# Technical Document Extraction: GPT-4 Coherency Scores
## 1. Document Metadata
* **Title:** (a) GPT-4 coherency scores
* **Image Type:** Box and Whisker Plot
* **Language:** English
## 2. Component Isolation
### Header
* **Text:** "(a) GPT-4 coherency scores"
* **Function:** Defines the subject of the data: a comparison of coherency performance across different prompting methods using the GPT-4 model.
### Main Chart Area (Data Visualization)
The chart is a box plot comparing five distinct categories. The Y-axis represents a numerical score, and the X-axis represents the prompting method. A vertical dashed line separates the first three methods from the two "refined" methods.
#### Axis Information
* **Y-Axis (Vertical):** Numerical scale ranging from approximately 3 to 10. Major grid lines and labels are present at **4**, **6**, and **8**.
* **X-Axis (Horizontal):** Categorical labels for prompting methods:
1. **IO** (Input-Output)
2. **CoT** (Chain of Thought)
3. **ToT** (Tree of Thoughts)
4. **IO +refine**
5. **ToT +refine**
#### Legend/Color Coding
While there is no explicit floating legend box, the colors distinguish the base methods:
* **Blue:** Associated with "IO" and "IO +refine".

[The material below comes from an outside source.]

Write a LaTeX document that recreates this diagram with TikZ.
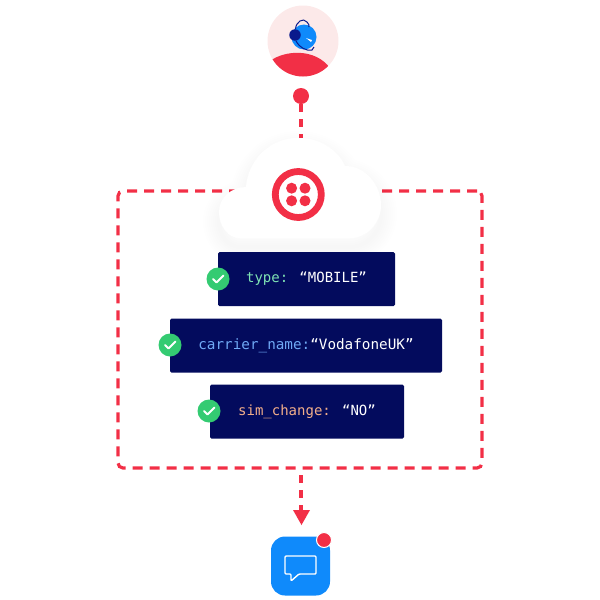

* **Orange/Brown:** Associated with "CoT".
* **Green:** Associated with "ToT" and "ToT +refine".
## 3. Data Extraction and Trend Analysis
The following table estimates the values based on the spatial positioning relative to the Y-axis grid lines (4, 6, 8).
| Method | Color | Median Score | Interquartile Range (Box) | Whiskers (Min/Max excluding outliers) | Outliers (Diamonds) |
| :--- | :--- | :--- | :--- | :--- | :--- |
| **IO** | Blue | ~6.3 | ~5.2 to ~7.4 | ~3.0 to ~8.6 | None visible |
| **CoT** | Orange | ~7.2 | ~6.3 to ~7.8 | ~4.4 to ~8.6 | 1 at ~4.0 |
| **ToT** | Green | ~7.8 | ~7.1 to ~8.4 | ~5.4 to ~9.2 | 4 between ~3.6 and ~4.8 |
| **IO +refine** | Blue | ~8.0 | ~7.3 to ~8.4 | ~5.8 to ~9.5 | 6 between ~4.2 and ~5.7 |
| **ToT +refine** | Green | ~8.0 | ~7.4 to ~8.4 | ~6.2 to ~9.2 | 4 between ~4.8 and ~5.8 |
### Trend Verification
1. **Performance Progression:** There is a clear upward trend in the median coherency score as the complexity of the prompting method increases (IO < CoT < ToT).
2. **Impact of Refinement:** The addition of a "+refine" step significantly raises the median score for the "IO" method (from ~6.3 to ~8.0). For "ToT", the median remains relatively stable at ~8.0, but the lower whisker moves up, suggesting a more consistent floor for performance.
3. **Variance and Outliers:** As the median scores increase, the number of low-end outliers also increases, particularly for the "IO +refine" and "ToT +refine" methods, indicating that while the average performance is higher, there are still specific instances of significantly lower coherency.
## 4. Structural Summary
The diagram demonstrates that **Tree of Thoughts (ToT)** and **Refinement (+refine)** techniques yield higher coherency scores in GPT-4 compared to standard **Input-Output (IO)** or **Chain of Thought (CoT)** methods. The "IO +refine" method shows the most dramatic improvement over its base counterpart, reaching a median performance level comparable to "ToT +refine".